Speakers, such as Pittsburgh resident Omar Mussa, shared the microphone and opened the rally by discussing bigotry and bias against immigrants in the media and government.

“As Trump said [in his inaugural address], ‘We’re transferring power back to the people.’ Well we the people are immigrants,’” Mussa said to cheers from the crowd.

The crowd then marched along Forbes from Pitt’s campus to a flagpole on Carnegie Mellon University’s campus, chanting along the way — a solidarity honk from one Port Authority bus eliciting cheers from the crowd. After a few more speeches, they dispersed from CMU’s campus promising to continue the fight.

Even with the vocal opposition from many marching Americans, Trump’s immigration plans were among his most popular with supporters. Some also think he’s on the right track.

Reza Liaghat, 53, who was just passing through the airport during Sunday’s rally, didn’t think the executive order provided clarity on immigration. Liaghat, who moved from Iran to the United States when he was 14-years-old, thought the ban was justified.

“By not allowing them in, we stop the whole [terrorist] threat,” Liaghat said.

Pennsylvania Sen. Pat Toomey is among several Senate Republicans who had yet to comment on Trump’s order as of 7 p.m. Sunday night — a fact the protesters gathered at the airport seemed keenly aware of.

At one point, a protester at the airport lifted his cell phone in the air, actively calling Toomey’s office. Chanting “where are you Toomey,” they demanded the senator — who also supported Trump’s earlier executive order against cities sanctuary cities, or cities that don’t cooperate with federal immigration enforcement — be held accountable for his stances.

Local leaders did come through however. Pittsburgh School Board member Lynda Wrenn, City Councilman Dan Gilman and Pittsburgh Mayor Bill Peduto all visited the airport to show their support for the protesters at about 3:30 p.m. Peduto even took to a hastily set up speaker to give a brief speech on Pittsburgh’s own nativist history.

He described the mayoral run of Joe Barker, a street preacher-turned-politician from the 1850’s who ran on an Anti-Catholic platform and imprisoned Pittsburgh’s Catholic bishop.
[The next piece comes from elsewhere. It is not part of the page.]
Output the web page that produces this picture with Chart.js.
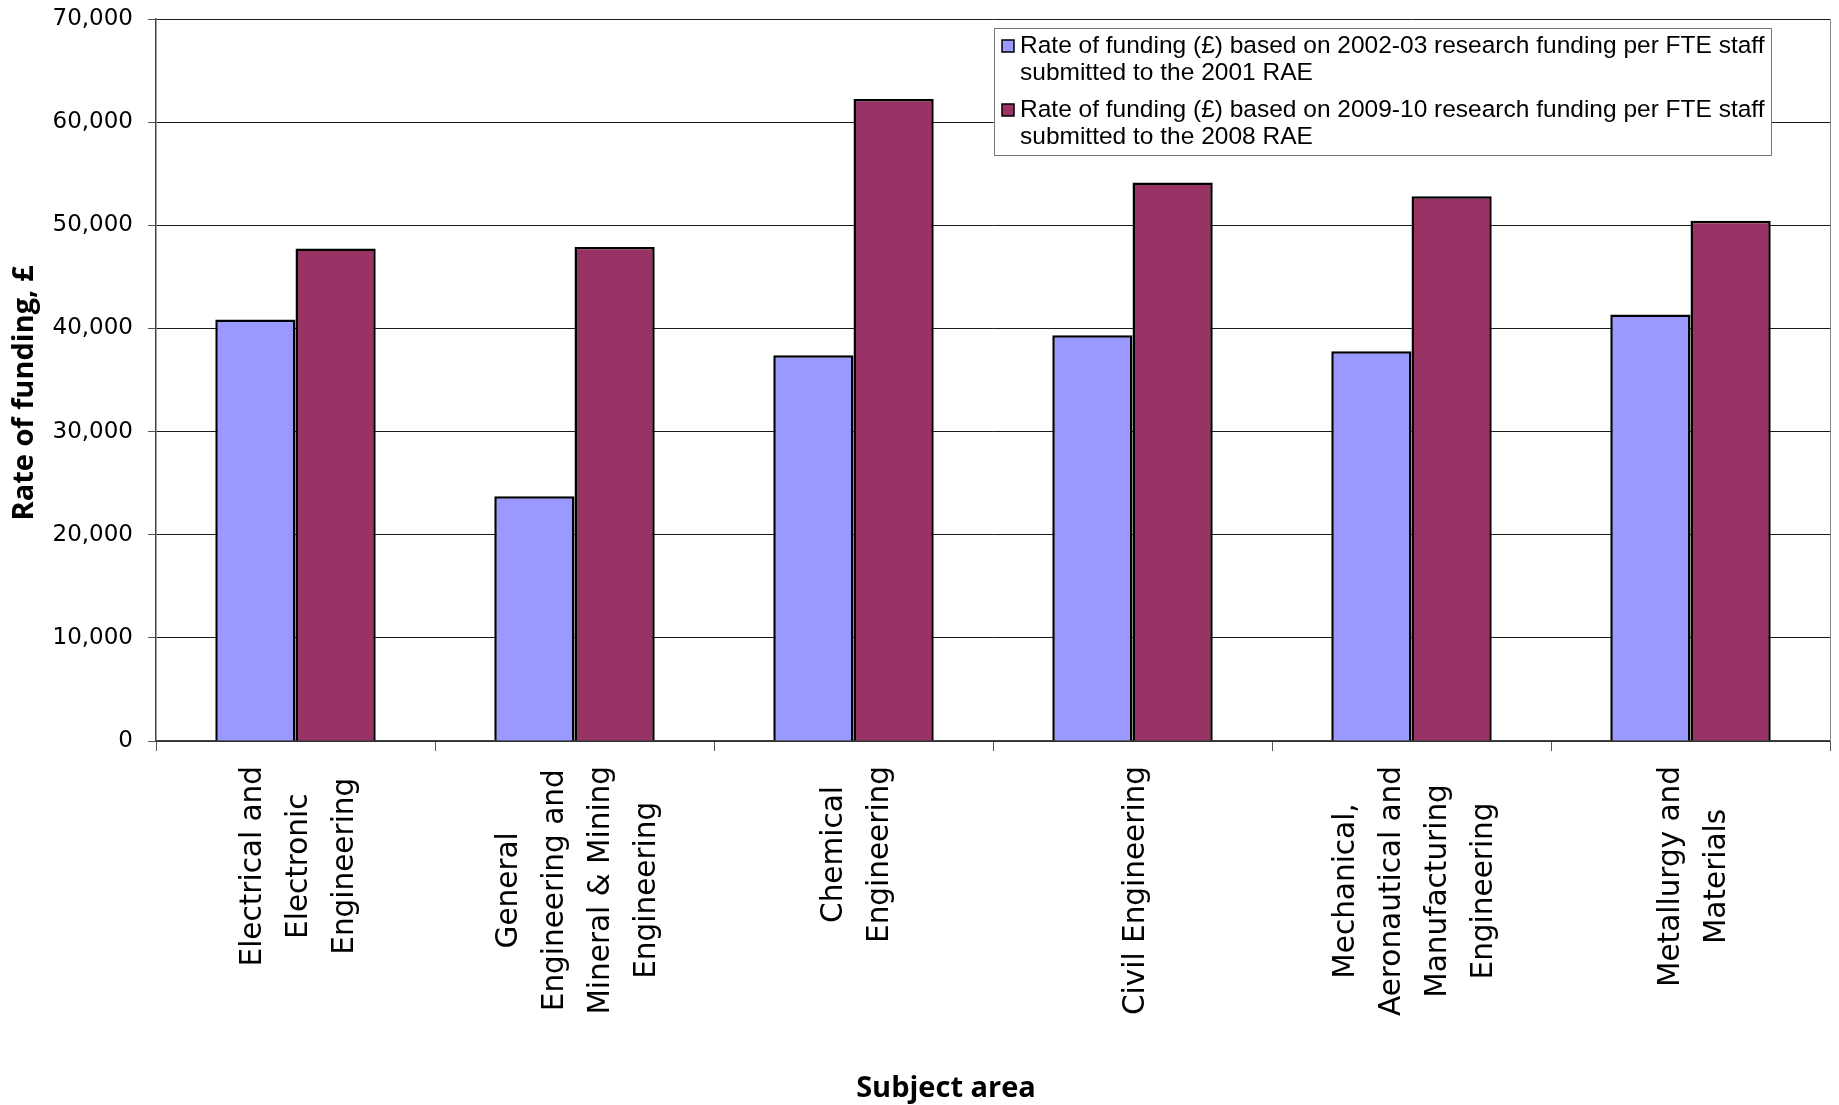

Peduto also described his own Italian immigrant grandparents who encountered a hostile KKK faction in Pittsburgh, and how America turned away Jewish refugees during the Holocaust.

“That’s part of our history, we can’t forget it. And those who forget our history are doomed to repeat it,” Peduto said.

Christian Beveridge, a first-year economics-statistics dual major, came to the airport by himself in a bright gold and blue Pitt script sweatshirt, echoing Peduto’s sentiment.

Holding a sign that read “Pittsburgh students welcome refugees” he had hastily scribbled on cardboard about an hour earlier, Beveridge said he was there because “action works.”

“History is watching us,” Beveridge said. “Refugees are the most American thing of all.”